**TASK TO CARRY OUT**
All of the material below is to be restated word for word, apart from the pictures.

**GIVEN DATA**
════════════════

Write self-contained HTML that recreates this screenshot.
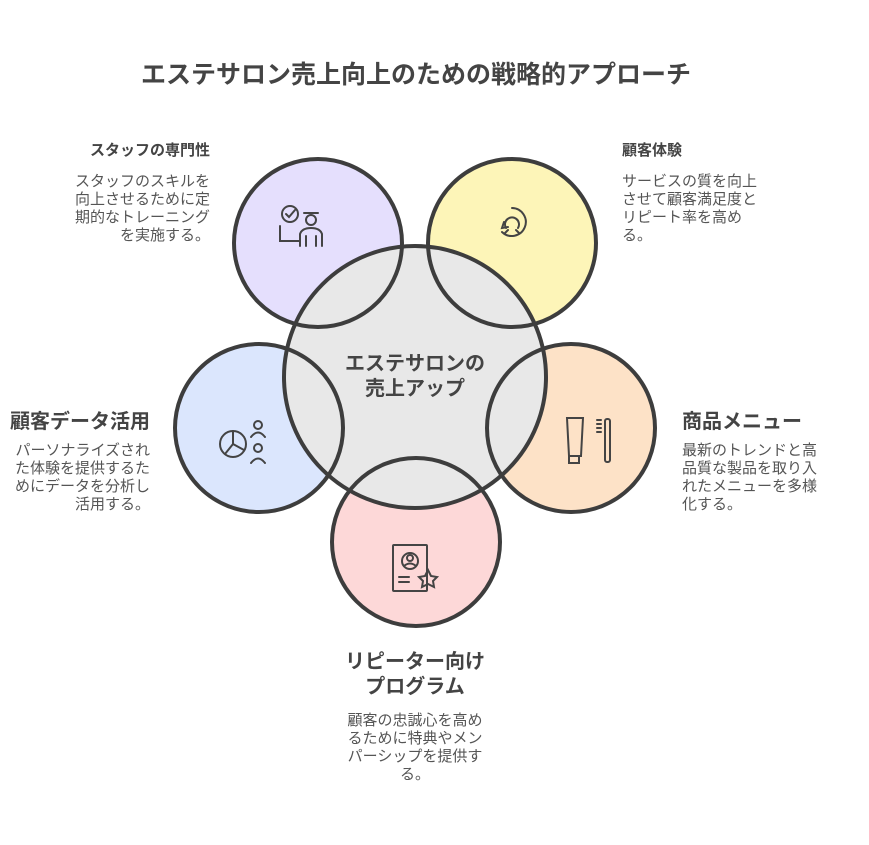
<!DOCTYPE html>
<html><head><meta charset="utf-8"><style>
body{margin:0;width:869px;height:845px;background:#fff;position:relative;font-family:"Liberation Sans","Noto Sans CJK JP",sans-serif;color:#444;overflow:hidden}
.t{position:absolute;white-space:nowrap}
.b{font-weight:bold}
.s{font-size:15px;line-height:18px;color:#555}
</style></head><body>
<svg width="869" height="845" style="position:absolute;left:0;top:0">
<g stroke="none">
<circle cx="318" cy="243" r="84" fill="#e5dffd"/>
<circle cx="512" cy="243" r="84" fill="#fdf5b8"/>
<circle cx="259" cy="428" r="84" fill="#dbe6fd"/>
<circle cx="571" cy="428" r="84" fill="#fde2c7"/>
<circle cx="416" cy="542" r="84" fill="#fdd8d8"/>
<circle cx="415" cy="377" r="131" fill="#e8e8e8"/>
</g>
<g fill="none" stroke="#3d3d3d" stroke-width="4">
<circle cx="318" cy="243" r="84"/>
<circle cx="512" cy="243" r="84"/>
<circle cx="259" cy="428" r="84"/>
<circle cx="571" cy="428" r="84"/>
<circle cx="416" cy="542" r="84"/>
<circle cx="415" cy="377" r="131"/>
</g>
<g fill="none" stroke="#444" stroke-width="2" stroke-linecap="round">
<circle cx="290" cy="214" r="8"/><path d="M286 214l3 3 6-7"/>
<path d="M280 226v15h20"/><circle cx="311" cy="220" r="5"/><path d="M304 213h14"/>
<path d="M300 246v-12q2-6 11-6t11 6v12M306 246v-10M316 246v-10"/>
<path d="M512 208a14 14 0 1 1 -10 24"/><path d="M504 222l-2 6 6-1"/>
<path d="M506 228a7 7 0 1 1 12 0M508 230l-3 3M516 230l3 3"/>
<circle cx="233" cy="444" r="13"/><path d="M233 444v-13M233 444l11 6M233 444l-8 10"/>
<circle cx="258" cy="425" r="4"/><path d="M251 437q7-9 14 0"/>
<circle cx="258" cy="448" r="4"/><path d="M251 463q7-9 14 0"/>
<path d="M567 418h16l-2 38h-12zM569 456v7h10v-7"/>
<rect x="605" y="419" width="5" height="43" rx="2"/><path d="M597 420h4M597 424h4M597 428h4M597 432h4"/>
<rect x="393" y="545" width="34" height="46" rx="1"/>
<circle cx="410" cy="561" r="8"/><circle cx="410" cy="558" r="3"/><path d="M404 566q6-5 12 0"/>
<path d="M399 577h10M399 582h10"/>
<path d="M428 570l3 6 6 1-4 4 1 6-6-3-6 3 1-6-4-4 6-1z"/>
</g>
</svg>
<div class="t b" style="left:0;width:832px;text-align:center;top:55px;font-size:25px;color:#444">エステサロン売上向上のための戦略的アプローチ</div>
<div class="t b" style="left:0;width:830px;text-align:center;top:352px;font-size:20px;line-height:25px">エステサロンの<br>売上アップ</div>

<div class="t b" style="right:659px;top:139px;font-size:15px;text-align:right">スタッフの専門性</div>
<div class="t s" style="right:659px;top:173px;text-align:right">スタッフのスキルを<br>向上させるために定<br>期的なトレーニング<br>を実施する。</div>

<div class="t b" style="left:622px;top:139px;font-size:15px">顧客体験</div>
<div class="t s" style="left:622px;top:173px">サービスの質を向上<br>させて顧客満足度と<br>リピート率を高め<br>る。</div>

<div class="t b" style="left:10px;top:405px;font-size:20px">顧客データ活用</div>
<div class="t s" style="right:719px;top:442px;text-align:right">パーソナライズされ<br>た体験を提供するた<br>めにデータを分析し<br>活用する。</div>

<div class="t b" style="left:682px;top:405px;font-size:20px">商品メニュー</div>
<div class="t s" style="left:682px;top:442px">最新のトレンドと高<br>品質な製品を取り入<br>れたメニューを多様<br>化する。</div>

<div class="t b" style="left:0;width:830px;text-align:center;top:650px;font-size:20px;line-height:25px">リピーター向け<br>プログラム</div>
<div class="t s" style="left:0;width:830px;text-align:center;top:712px">顧客の忠誠心を高め<br>るために特典やメン<br>パーシップを提供す<br>る。</div>
</body></html>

════════════════

**TASK RESULT**
Write self-contained HTML that recreates this screenshot.
<!DOCTYPE html>
<html><head><meta charset="utf-8"><style>
body{margin:0;width:869px;height:845px;background:#fff;position:relative;font-family:"Liberation Sans","Noto Sans CJK JP",sans-serif;color:#444;overflow:hidden}
.t{position:absolute;white-space:nowrap}
.b{font-weight:bold}
.s{font-size:15px;line-height:18px;color:#555}
</style></head><body>
<svg width="869" height="845" style="position:absolute;left:0;top:0">
<g stroke="none">
<circle cx="318" cy="243" r="84" fill="#e5dffd"/>
<circle cx="512" cy="243" r="84" fill="#fdf5b8"/>
<circle cx="259" cy="428" r="84" fill="#dbe6fd"/>
<circle cx="571" cy="428" r="84" fill="#fde2c7"/>
<circle cx="416" cy="542" r="84" fill="#fdd8d8"/>
<circle cx="415" cy="377" r="131" fill="#e8e8e8"/>
</g>
<g fill="none" stroke="#3d3d3d" stroke-width="4">
<circle cx="318" cy="243" r="84"/>
<circle cx="512" cy="243" r="84"/>
<circle cx="259" cy="428" r="84"/>
<circle cx="571" cy="428" r="84"/>
<circle cx="416" cy="542" r="84"/>
<circle cx="415" cy="377" r="131"/>
</g>
<g fill="none" stroke="#444" stroke-width="2" stroke-linecap="round">
<circle cx="290" cy="214" r="8"/><path d="M286 214l3 3 6-7"/>
<path d="M280 226v15h20"/><circle cx="311" cy="220" r="5"/><path d="M304 213h14"/>
<path d="M300 246v-12q2-6 11-6t11 6v12M306 246v-10M316 246v-10"/>
<path d="M512 208a14 14 0 1 1 -10 24"/><path d="M504 222l-2 6 6-1"/>
<path d="M506 228a7 7 0 1 1 12 0M508 230l-3 3M516 230l3 3"/>
<circle cx="233" cy="444" r="13"/><path d="M233 444v-13M233 444l11 6M233 444l-8 10"/>
<circle cx="258" cy="425" r="4"/><path d="M251 437q7-9 14 0"/>
<circle cx="258" cy="448" r="4"/><path d="M251 463q7-9 14 0"/>
<path d="M567 418h16l-2 38h-12zM569 456v7h10v-7"/>
<rect x="605" y="419" width="5" height="43" rx="2"/><path d="M597 420h4M597 424h4M597 428h4M597 432h4"/>
<rect x="393" y="545" width="34" height="46" rx="1"/>
<circle cx="410" cy="561" r="8"/><circle cx="410" cy="558" r="3"/><path d="M404 566q6-5 12 0"/>
<path d="M399 577h10M399 582h10"/>
<path d="M428 570l3 6 6 1-4 4 1 6-6-3-6 3 1-6-4-4 6-1z"/>
</g>
</svg>
<div class="t b" style="left:0;width:832px;text-align:center;top:55px;font-size:25px;color:#444">エステサロン売上向上のための戦略的アプローチ</div>
<div class="t b" style="left:0;width:830px;text-align:center;top:352px;font-size:20px;line-height:25px">エステサロンの<br>売上アップ</div>

<div class="t b" style="right:659px;top:139px;font-size:15px;text-align:right">スタッフの専門性</div>
<div class="t s" style="right:659px;top:173px;text-align:right">スタッフのスキルを<br>向上させるために定<br>期的なトレーニング<br>を実施する。</div>

<div class="t b" style="left:622px;top:139px;font-size:15px">顧客体験</div>
<div class="t s" style="left:622px;top:173px">サービスの質を向上<br>させて顧客満足度と<br>リピート率を高め<br>る。</div>

<div class="t b" style="left:10px;top:405px;font-size:20px">顧客データ活用</div>
<div class="t s" style="right:719px;top:442px;text-align:right">パーソナライズされ<br>た体験を提供するた<br>めにデータを分析し<br>活用する。</div>

<div class="t b" style="left:682px;top:405px;font-size:20px">商品メニュー</div>
<div class="t s" style="left:682px;top:442px">最新のトレンドと高<br>品質な製品を取り入<br>れたメニューを多様<br>化する。</div>

<div class="t b" style="left:0;width:830px;text-align:center;top:650px;font-size:20px;line-height:25px">リピーター向け<br>プログラム</div>
<div class="t s" style="left:0;width:830px;text-align:center;top:712px">顧客の忠誠心を高め<br>るために特典やメン<br>パーシップを提供す<br>る。</div>
</body></html>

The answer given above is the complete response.